LEBENSVERHÄLTNISSE VERBESSERN

Der Tagestreff Weser5 in Frankfurt ist eine von 41 Tagesaufenthaltsstätten mit Fachberatungsstelle, die der Landeswohlfahrtsverband Hessen zu annähernd hundert Prozent finanziert. In die Wohnungslosenhilfe sind 2016 10,47 Millionen Euro geflossen, davon entfallen mehr als 2,26 Millionen Euro allein auf Angebote in Frankfurt. Zum Standort Weserstraße der Diakonie, den der LWV jährlich mit knapp 825.000 Euro unterstützt, zählen neben dem Tagestreff und der Fachberatungsstelle auch Notübernachtungsplätze und ein Übergangswohnheim.

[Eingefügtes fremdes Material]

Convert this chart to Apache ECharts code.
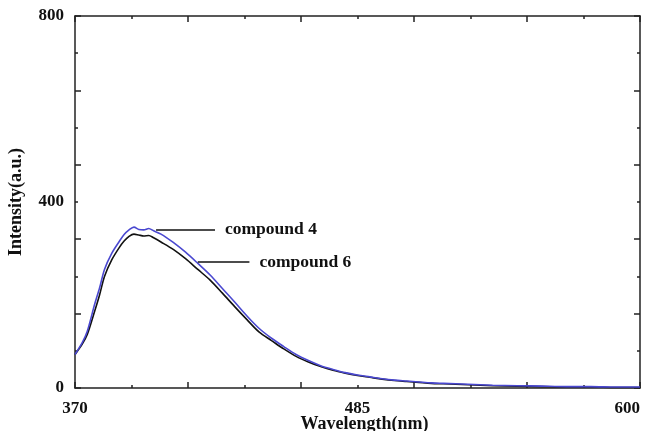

Neu hinzugekommen ist die aufsuchende Sozialarbeit am Frankfurter Flughafen, die der LWV bezuschusst, da sie für viele Menschen den Weg zur Beratung und zu professioneller Unterstützung ebnet und ihre Lebenssituation so verbessern kann.

Rechtsgrundlage ist das Sozialgesetzbuch XII. In Paragraf 67 heißt es: "Personen, bei denen besondere Lebensverhältnisse mit sozialen Schwierigkeiten verbunden sind, sind Leistungen zur Überwindung dieser Schwierigkeiten zu erbringen, wenn sie aus eigener Kraft hierzu nicht fähig sind." Der Gesetzgeber hat damit einen Anspruch auf Hilfe für Menschen geschaffen, bei denen zugespitzte Problemlagen zum Verlust der Wohnung, der wirtschaftlichen Existenzgrundlage, der Gesundheit, des Arbeitsplatzes und zur Ausgrenzung geführt haben. Ziel ist es, sie mit Beratung und persönlicher Unterstützung in die Lage zu versetzen, eine Wohnung zu beziehen und ihren Lebensunterhalt zu bestreiten.

Dieser Personenkreis wird abgegrenzt von ordnungsrechtlich untergebrachten Personen, die zum Beispiel aufgrund von Mietrückständen ihre Wohnung verloren haben. Für sie müssen die Kommunen eine Notunterkunft bereitstellen. In der Großstadt Frankfurt herrscht - wie inzwischen in vielen Orten Deutschlands - allerdings seit Jahren ein Mangel an bezahlbarem Wohnraum und Sozialwohnungen.